In the Kurdish region of Iran, Roham Sobhani was preparing for a big concert. The concert was to be played in the Kurdish-majority city of Sanandaj, and was intended to be in celebration of the famous Kurdish musician, Mazhar Khaleghi. Hours before he was scheduled to perform the concert, Roham Sobhani was called into the offices of Iranian intelligence.

Overcoming Roadblocks

As Sobhani spoke with the Iranian authorities, he was told that Khaleghi was too controversial of a figure, and that the concert should be dedicated to the founder of Shi’a Islam, Imam Ali, instead. Sobhani, not one to fight with Iranian authorities, agreed to the change, and proceeded with his concert.

This kind of setback is not new to Sobhani, and has not deterred his fans from attending his concerts. Ironically, the shift in the dedication of the concert only motivated more Kurds to attend the concert, curious to see why there had been a big last-minute change.

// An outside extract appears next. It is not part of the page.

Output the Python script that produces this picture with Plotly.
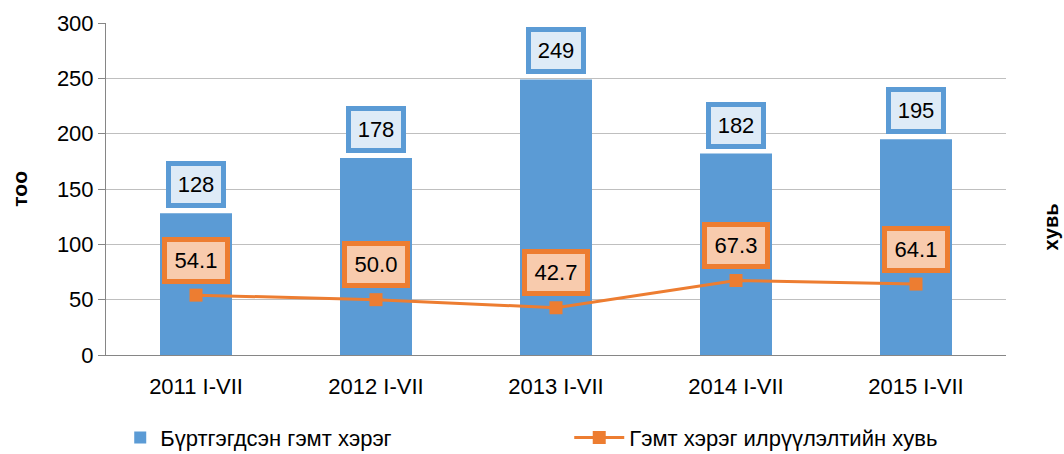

Sobhani says that while this kind of roadblock may be discouraging to other musicians, he does not discourage other young Kurds from following their passions.

Music is a painstaking profession, and financially, is not so rewarding. It is a labor of love that requires patience, persistence, honesty, and awareness of social matters. Yet, I recommend it to anyone who wishes to live a fulfilled life.

Celebrating All Kurdish Music

Sobhani plays the stringed tar (see photo above), and has been practicing since he was nine years old. Originally from the Kurdish region of Iran, Sobhani studied music in Tehran before founding his current music group, Jwan, in 2004. Created to celebrate Kurdish and Iranian music, Jwan has won national awards for its performances, but Sobhani says that there is plenty more Kurdish music that hasn’t been explored.

According to Sobhani, in Rojhalat (Iranian Kurdistan) alone, there are 300 to 400 unknown Kurdish songs that have not been introduced yet. “In their obsession with repeating fashionable songs, Kurdish musicians in Iran have failed to showcase the magnificence and diversity in Kurdish music of the four parts [of the Kurdish regions],” he complained.

I want to reproduce music from all parts of Kurdistan. The diversity is really necessary and people are tired of hearing the same old melodies over and over again. We should keep our fans thirsty for more Kurdish music.

Booking Performances Abroad

So, for the past 12 years, Sobhani has been celebrating Kurdish music from all the Kurdish regions. Sobhani is interested in spreading Kurdish music across all of the Kurdish region, but has recently found it difficult to perform in Iran.

Bakur (Turkish Kurdistan) and Rojava (Syrian Kurdistan) music, for example, are quite fascinating, progressive and authentic. But to achieve this goal, I can’t really work in Iran.

Although Sobhani says that he finds it nearly impossible to work in Iran, he is not giving up yet. Sobhani is busy composing new music and planning concerts in Germany, France and Holland in the spring of 2016.